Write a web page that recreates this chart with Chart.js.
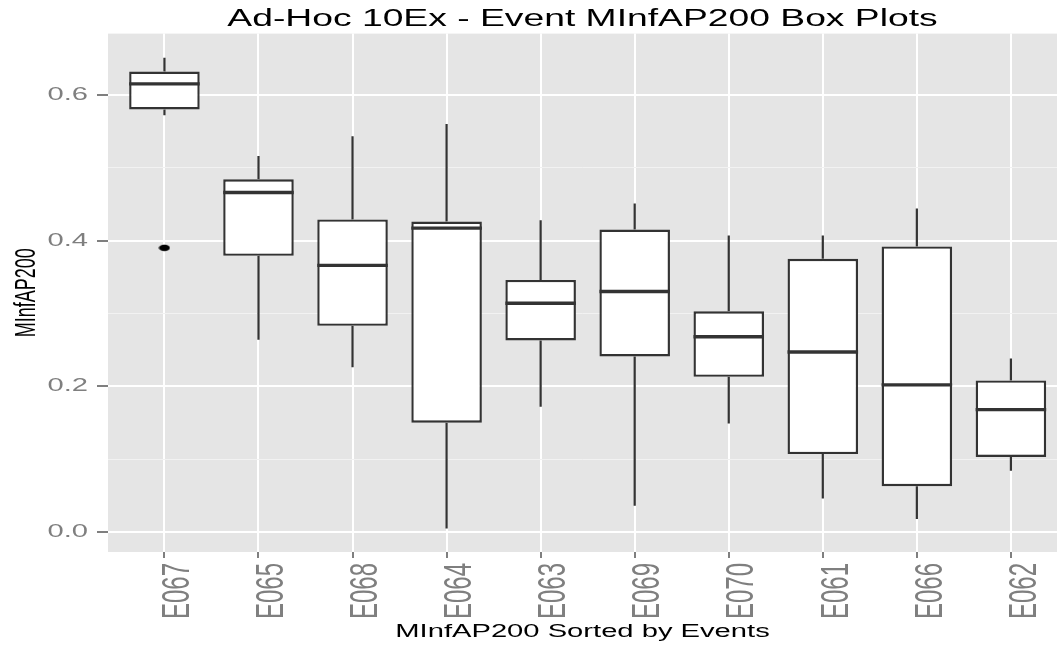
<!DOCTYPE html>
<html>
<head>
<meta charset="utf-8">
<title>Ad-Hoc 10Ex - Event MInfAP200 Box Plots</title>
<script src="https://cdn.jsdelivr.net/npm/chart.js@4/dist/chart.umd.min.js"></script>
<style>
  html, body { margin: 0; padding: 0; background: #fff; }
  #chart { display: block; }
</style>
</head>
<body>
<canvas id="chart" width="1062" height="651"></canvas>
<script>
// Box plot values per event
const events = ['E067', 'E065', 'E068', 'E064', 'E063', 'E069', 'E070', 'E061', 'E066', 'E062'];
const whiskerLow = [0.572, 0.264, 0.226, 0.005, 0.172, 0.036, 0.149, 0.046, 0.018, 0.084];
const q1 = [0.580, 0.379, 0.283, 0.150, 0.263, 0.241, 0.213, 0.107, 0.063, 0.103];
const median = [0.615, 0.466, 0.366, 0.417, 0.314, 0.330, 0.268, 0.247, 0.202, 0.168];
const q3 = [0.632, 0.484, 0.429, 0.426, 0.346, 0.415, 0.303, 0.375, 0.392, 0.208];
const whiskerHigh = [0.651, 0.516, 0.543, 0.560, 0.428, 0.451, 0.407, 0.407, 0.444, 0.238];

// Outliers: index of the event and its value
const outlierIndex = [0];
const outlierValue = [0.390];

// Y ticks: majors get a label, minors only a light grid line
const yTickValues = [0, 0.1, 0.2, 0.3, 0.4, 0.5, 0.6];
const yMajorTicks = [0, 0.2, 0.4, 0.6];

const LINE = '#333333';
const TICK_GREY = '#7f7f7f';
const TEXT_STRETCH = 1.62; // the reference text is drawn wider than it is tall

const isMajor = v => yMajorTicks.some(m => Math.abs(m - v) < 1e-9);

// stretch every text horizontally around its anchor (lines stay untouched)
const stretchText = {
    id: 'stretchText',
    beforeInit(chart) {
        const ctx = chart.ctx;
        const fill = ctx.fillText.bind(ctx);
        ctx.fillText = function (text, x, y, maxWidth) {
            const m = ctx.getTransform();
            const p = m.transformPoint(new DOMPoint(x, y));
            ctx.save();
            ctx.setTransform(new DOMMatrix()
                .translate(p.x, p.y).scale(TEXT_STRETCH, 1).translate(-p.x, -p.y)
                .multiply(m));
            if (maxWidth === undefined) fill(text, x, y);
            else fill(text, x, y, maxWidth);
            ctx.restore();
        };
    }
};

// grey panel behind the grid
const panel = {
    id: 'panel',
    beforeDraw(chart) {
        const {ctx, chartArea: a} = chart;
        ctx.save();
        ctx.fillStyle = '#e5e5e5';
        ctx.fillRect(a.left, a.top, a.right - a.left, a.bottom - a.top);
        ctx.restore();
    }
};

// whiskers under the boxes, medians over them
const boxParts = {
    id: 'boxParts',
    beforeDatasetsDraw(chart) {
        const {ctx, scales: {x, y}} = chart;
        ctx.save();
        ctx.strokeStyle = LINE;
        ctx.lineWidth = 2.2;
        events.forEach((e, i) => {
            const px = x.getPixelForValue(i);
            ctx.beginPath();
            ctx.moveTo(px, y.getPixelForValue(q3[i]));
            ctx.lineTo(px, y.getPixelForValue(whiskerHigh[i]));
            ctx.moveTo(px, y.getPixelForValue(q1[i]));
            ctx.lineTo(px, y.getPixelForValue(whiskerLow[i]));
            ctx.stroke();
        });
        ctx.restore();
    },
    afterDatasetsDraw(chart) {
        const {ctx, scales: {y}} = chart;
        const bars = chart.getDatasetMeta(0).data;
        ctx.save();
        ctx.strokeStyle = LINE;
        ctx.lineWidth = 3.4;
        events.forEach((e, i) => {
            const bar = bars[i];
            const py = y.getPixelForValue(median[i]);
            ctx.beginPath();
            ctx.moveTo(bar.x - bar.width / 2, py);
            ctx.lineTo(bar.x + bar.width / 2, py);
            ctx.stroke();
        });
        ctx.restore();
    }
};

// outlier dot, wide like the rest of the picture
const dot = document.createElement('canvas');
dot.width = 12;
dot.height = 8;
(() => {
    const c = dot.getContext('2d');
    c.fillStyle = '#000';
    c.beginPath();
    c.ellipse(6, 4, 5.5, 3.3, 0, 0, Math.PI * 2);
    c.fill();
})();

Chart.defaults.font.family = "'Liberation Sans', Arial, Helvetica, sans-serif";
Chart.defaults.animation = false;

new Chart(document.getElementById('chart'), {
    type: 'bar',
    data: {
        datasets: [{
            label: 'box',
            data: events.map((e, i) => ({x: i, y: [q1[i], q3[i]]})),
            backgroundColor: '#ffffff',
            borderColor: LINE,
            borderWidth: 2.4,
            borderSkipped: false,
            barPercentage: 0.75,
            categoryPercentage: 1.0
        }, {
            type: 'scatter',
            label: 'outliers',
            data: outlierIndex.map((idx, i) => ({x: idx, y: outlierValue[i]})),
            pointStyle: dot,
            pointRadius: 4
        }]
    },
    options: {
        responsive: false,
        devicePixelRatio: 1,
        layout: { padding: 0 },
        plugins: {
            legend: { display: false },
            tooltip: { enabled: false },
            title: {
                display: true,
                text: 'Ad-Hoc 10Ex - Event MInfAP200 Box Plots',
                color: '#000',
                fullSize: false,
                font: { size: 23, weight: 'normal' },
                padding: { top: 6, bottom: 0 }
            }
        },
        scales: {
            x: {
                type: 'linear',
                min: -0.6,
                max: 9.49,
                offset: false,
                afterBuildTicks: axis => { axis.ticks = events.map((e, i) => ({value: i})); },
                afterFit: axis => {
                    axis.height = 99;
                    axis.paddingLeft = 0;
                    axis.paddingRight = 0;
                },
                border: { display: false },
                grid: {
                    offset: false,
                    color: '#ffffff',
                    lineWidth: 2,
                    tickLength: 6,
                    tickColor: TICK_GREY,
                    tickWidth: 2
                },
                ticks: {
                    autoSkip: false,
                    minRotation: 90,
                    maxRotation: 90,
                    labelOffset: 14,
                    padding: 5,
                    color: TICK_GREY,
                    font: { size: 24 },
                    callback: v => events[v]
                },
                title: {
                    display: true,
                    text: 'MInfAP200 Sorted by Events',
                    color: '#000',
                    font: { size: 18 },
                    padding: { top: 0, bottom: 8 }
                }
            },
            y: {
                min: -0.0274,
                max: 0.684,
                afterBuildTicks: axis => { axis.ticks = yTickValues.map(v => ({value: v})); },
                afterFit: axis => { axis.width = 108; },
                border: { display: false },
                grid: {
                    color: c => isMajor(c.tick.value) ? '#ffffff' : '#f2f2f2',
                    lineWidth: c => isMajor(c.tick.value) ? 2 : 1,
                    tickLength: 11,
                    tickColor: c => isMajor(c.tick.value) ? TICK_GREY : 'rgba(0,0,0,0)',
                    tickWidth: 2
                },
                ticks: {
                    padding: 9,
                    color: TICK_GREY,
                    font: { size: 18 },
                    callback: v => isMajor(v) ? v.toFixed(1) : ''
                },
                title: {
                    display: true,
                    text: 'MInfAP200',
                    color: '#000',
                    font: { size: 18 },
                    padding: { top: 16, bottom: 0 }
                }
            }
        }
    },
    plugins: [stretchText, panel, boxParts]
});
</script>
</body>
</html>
* * *
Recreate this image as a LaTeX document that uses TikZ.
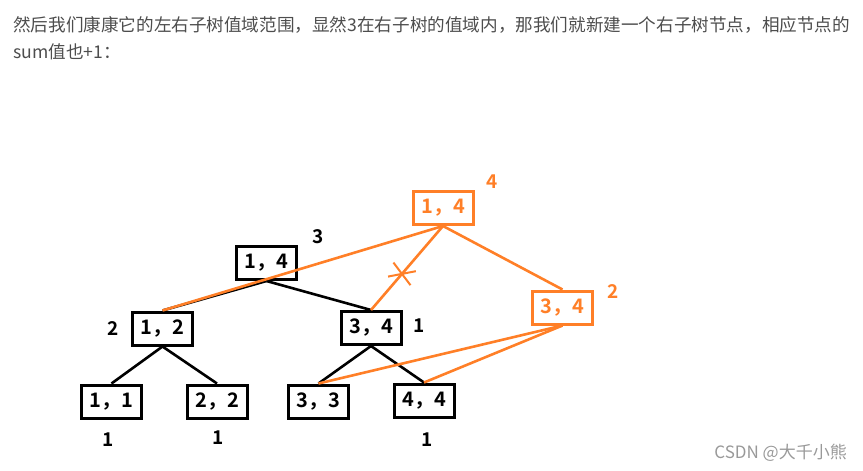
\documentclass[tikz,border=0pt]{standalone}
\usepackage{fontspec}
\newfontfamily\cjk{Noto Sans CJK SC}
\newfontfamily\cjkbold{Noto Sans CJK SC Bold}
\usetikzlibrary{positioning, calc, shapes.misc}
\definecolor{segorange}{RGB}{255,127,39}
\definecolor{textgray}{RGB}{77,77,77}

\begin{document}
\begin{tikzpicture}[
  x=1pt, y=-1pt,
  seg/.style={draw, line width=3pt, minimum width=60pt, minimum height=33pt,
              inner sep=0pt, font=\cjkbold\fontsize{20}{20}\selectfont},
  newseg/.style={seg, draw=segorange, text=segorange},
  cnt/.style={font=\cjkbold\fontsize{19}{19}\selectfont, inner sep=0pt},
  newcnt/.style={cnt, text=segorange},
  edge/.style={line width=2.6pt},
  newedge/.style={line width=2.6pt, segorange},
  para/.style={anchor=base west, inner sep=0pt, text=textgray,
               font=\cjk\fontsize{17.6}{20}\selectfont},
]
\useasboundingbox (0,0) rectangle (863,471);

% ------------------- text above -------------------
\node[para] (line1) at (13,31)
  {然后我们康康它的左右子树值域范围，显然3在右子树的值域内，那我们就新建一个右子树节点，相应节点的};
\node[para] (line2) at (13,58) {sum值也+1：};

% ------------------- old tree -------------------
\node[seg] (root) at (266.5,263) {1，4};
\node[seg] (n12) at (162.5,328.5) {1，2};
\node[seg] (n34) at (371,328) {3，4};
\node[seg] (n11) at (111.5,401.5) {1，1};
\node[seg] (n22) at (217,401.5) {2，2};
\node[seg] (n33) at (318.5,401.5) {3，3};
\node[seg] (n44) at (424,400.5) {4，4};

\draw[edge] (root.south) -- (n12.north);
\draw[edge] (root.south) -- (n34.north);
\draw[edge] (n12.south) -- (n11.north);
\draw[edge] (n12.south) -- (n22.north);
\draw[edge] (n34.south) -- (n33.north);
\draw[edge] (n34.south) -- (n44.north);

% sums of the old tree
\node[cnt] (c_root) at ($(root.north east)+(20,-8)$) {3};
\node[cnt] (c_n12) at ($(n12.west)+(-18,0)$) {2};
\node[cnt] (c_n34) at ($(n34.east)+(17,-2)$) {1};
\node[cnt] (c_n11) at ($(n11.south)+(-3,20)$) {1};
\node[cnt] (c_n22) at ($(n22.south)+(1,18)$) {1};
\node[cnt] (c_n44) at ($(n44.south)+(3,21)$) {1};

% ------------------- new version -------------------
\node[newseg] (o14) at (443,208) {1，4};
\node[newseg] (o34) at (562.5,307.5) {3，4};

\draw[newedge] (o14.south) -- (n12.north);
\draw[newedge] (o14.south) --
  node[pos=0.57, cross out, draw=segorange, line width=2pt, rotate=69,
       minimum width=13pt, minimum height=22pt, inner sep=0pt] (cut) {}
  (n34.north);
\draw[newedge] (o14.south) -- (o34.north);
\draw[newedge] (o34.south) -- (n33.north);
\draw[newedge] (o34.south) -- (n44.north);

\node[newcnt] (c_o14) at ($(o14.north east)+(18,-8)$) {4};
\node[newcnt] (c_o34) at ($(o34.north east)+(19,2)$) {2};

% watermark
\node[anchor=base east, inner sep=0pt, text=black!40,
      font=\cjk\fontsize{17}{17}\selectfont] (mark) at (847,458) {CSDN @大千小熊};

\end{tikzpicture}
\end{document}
==
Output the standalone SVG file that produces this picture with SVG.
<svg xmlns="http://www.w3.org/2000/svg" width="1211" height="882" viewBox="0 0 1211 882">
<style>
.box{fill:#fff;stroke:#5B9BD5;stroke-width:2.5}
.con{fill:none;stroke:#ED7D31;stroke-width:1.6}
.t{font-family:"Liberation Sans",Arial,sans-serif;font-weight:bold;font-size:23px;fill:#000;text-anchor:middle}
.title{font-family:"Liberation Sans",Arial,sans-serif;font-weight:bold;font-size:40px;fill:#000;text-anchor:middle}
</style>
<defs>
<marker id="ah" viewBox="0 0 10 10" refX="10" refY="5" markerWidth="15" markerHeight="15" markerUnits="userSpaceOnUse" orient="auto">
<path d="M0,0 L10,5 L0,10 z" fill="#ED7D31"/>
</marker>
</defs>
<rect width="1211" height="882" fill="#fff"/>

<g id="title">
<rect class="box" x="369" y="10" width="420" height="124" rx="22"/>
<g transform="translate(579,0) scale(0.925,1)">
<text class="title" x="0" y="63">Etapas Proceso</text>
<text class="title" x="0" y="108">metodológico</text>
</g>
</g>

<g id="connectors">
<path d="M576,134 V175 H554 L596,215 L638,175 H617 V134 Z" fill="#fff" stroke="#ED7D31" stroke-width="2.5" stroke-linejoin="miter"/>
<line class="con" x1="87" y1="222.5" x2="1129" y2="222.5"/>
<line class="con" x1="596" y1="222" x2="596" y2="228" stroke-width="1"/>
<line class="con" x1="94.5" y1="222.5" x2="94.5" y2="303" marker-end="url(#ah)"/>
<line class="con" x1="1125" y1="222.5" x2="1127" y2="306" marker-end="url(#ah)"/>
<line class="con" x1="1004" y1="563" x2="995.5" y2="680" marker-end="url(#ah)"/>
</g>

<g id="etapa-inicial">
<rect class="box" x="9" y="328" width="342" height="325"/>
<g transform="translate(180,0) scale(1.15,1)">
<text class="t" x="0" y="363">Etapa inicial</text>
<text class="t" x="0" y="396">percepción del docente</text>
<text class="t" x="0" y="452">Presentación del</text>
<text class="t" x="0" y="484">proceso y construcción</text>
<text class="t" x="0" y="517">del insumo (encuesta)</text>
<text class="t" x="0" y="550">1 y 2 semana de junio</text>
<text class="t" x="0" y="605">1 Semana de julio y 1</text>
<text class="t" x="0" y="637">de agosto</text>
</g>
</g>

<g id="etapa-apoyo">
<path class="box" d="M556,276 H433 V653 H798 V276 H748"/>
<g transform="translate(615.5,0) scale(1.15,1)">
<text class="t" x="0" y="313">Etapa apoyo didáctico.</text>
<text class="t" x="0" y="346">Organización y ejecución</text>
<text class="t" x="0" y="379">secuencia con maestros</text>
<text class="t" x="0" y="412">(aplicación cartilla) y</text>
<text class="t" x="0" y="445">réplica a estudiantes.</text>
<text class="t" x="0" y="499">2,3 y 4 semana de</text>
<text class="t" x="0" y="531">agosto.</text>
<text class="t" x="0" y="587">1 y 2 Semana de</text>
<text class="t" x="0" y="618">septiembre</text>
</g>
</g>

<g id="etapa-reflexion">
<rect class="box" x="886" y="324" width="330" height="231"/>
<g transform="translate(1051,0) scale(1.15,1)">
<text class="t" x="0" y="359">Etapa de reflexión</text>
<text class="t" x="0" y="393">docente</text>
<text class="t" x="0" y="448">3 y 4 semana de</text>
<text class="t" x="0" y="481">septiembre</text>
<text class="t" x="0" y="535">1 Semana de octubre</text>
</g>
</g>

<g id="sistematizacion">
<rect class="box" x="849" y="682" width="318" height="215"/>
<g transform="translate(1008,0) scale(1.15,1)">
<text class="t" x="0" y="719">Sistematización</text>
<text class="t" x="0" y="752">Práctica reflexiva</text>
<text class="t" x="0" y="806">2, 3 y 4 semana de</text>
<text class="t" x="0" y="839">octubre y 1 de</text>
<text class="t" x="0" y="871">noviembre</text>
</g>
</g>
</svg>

*Task to complete*. Leave out the pictures and give again exactly the lines from the one with "Write a web" through the one with "const yMajorTicks = [0, 0.2, 0.4, 0.6];", and no others.

*Expected answer*.
Write a web page that recreates this chart with Chart.js.
<!DOCTYPE html>
<html>
<head>
<meta charset="utf-8">
<title>Ad-Hoc 10Ex - Event MInfAP200 Box Plots</title>
<script src="https://cdn.jsdelivr.net/npm/chart.js@4/dist/chart.umd.min.js"></script>
<style>
  html, body { margin: 0; padding: 0; background: #fff; }
  #chart { display: block; }
</style>
</head>
<body>
<canvas id="chart" width="1062" height="651"></canvas>
<script>
// Box plot values per event
const events = ['E067', 'E065', 'E068', 'E064', 'E063', 'E069', 'E070', 'E061', 'E066', 'E062'];
const whiskerLow = [0.572, 0.264, 0.226, 0.005, 0.172, 0.036, 0.149, 0.046, 0.018, 0.084];
const q1 = [0.580, 0.379, 0.283, 0.150, 0.263, 0.241, 0.213, 0.107, 0.063, 0.103];
const median = [0.615, 0.466, 0.366, 0.417, 0.314, 0.330, 0.268, 0.247, 0.202, 0.168];
const q3 = [0.632, 0.484, 0.429, 0.426, 0.346, 0.415, 0.303, 0.375, 0.392, 0.208];
const whiskerHigh = [0.651, 0.516, 0.543, 0.560, 0.428, 0.451, 0.407, 0.407, 0.444, 0.238];

// Outliers: index of the event and its value
const outlierIndex = [0];
const outlierValue = [0.390];

// Y ticks: majors get a label, minors only a light grid line
const yTickValues = [0, 0.1, 0.2, 0.3, 0.4, 0.5, 0.6];
const yMajorTicks = [0, 0.2, 0.4, 0.6];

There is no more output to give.